Task instructions:
Copy out each line of the data that holds the word "this".

Excerpted records:
----------------

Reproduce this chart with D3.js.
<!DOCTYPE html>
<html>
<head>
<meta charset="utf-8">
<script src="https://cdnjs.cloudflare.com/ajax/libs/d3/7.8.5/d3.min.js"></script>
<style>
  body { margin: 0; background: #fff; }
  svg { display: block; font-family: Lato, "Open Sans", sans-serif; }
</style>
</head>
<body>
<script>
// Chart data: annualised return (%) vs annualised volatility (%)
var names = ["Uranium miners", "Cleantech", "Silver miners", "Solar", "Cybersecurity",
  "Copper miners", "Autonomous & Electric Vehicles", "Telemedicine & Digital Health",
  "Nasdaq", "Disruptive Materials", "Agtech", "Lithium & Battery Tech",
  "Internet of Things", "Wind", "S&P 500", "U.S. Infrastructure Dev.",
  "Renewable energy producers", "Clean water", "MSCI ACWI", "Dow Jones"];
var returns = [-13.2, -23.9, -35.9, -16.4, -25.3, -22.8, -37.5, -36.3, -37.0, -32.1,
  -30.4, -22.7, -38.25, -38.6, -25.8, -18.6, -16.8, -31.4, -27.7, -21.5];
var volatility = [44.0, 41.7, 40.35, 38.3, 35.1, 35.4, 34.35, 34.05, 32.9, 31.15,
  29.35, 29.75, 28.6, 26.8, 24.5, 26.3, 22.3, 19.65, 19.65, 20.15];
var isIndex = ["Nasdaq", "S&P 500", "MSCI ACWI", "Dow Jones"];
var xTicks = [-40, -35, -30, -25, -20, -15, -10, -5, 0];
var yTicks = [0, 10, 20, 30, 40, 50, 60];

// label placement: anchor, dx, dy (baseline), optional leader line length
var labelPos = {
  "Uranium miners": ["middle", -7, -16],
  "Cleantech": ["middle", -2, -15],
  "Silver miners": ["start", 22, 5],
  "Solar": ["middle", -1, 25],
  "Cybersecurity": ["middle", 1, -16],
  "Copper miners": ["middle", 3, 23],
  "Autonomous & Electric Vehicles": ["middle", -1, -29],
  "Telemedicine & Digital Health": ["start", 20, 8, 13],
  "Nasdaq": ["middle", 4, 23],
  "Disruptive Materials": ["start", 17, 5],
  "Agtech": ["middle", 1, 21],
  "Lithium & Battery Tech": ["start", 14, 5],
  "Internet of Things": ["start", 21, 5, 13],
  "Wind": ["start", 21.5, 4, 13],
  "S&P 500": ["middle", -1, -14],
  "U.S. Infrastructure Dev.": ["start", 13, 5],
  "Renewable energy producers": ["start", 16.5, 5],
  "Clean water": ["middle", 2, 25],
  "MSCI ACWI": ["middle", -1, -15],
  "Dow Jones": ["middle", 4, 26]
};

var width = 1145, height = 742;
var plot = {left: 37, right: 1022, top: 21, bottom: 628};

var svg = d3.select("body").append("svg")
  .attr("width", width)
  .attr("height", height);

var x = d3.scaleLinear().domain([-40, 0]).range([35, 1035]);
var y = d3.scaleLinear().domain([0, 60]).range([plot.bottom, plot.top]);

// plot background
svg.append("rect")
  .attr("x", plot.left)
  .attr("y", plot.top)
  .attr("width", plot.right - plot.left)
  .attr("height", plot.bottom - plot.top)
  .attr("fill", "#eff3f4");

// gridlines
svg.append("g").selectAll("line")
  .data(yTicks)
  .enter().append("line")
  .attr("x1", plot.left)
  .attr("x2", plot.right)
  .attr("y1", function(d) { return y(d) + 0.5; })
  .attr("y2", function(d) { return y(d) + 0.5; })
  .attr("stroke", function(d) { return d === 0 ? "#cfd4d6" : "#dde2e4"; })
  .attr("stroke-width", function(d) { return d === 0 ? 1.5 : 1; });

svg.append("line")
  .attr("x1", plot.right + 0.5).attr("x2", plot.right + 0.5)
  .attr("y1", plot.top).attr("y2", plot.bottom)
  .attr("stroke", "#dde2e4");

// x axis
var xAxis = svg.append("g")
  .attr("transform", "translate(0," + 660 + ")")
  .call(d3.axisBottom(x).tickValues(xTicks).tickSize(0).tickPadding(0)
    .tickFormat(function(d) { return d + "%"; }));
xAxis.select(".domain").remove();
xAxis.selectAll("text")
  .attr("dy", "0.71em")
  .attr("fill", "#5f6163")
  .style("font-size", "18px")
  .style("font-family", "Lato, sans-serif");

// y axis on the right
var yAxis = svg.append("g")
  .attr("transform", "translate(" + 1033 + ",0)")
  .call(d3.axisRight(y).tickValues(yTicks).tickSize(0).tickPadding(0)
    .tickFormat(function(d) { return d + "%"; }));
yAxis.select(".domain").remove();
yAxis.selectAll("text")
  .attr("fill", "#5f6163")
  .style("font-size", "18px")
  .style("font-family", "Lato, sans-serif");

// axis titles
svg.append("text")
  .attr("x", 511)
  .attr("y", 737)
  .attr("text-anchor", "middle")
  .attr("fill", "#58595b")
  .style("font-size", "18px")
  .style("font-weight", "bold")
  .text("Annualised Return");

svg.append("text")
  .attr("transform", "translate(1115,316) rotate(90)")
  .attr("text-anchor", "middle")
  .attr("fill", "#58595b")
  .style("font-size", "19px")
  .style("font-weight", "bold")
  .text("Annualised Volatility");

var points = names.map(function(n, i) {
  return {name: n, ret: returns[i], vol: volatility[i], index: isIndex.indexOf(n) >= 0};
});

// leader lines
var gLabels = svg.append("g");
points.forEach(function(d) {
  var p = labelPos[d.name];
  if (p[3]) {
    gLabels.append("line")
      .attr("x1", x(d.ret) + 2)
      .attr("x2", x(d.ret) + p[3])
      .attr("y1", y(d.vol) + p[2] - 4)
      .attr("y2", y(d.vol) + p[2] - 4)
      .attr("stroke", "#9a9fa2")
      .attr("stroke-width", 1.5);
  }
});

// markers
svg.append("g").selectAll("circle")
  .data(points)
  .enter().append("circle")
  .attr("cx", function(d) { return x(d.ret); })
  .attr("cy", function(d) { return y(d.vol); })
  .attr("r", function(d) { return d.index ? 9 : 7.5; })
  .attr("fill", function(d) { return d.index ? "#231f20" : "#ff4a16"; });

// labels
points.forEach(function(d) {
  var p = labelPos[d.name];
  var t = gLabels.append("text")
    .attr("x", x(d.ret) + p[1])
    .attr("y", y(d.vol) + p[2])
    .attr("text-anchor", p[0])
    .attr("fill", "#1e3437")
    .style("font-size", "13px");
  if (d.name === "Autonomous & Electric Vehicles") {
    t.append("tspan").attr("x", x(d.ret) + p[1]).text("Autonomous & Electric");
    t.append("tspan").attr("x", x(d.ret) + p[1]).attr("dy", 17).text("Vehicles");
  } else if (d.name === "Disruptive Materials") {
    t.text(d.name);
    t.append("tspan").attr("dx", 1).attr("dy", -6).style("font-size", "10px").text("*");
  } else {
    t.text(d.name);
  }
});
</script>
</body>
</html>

----------------

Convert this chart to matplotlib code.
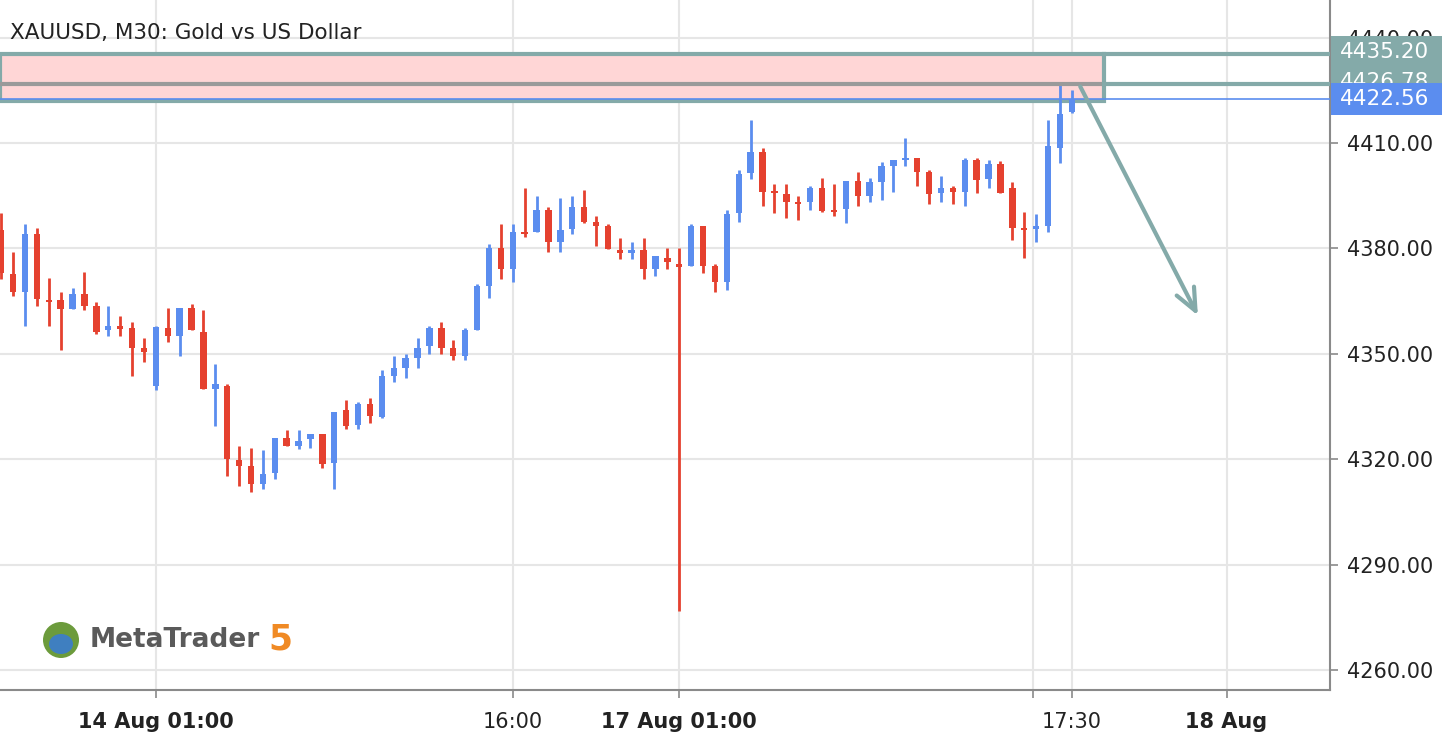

----------------

Response:
Reproduce this chart with D3.js.
Convert this chart to matplotlib code.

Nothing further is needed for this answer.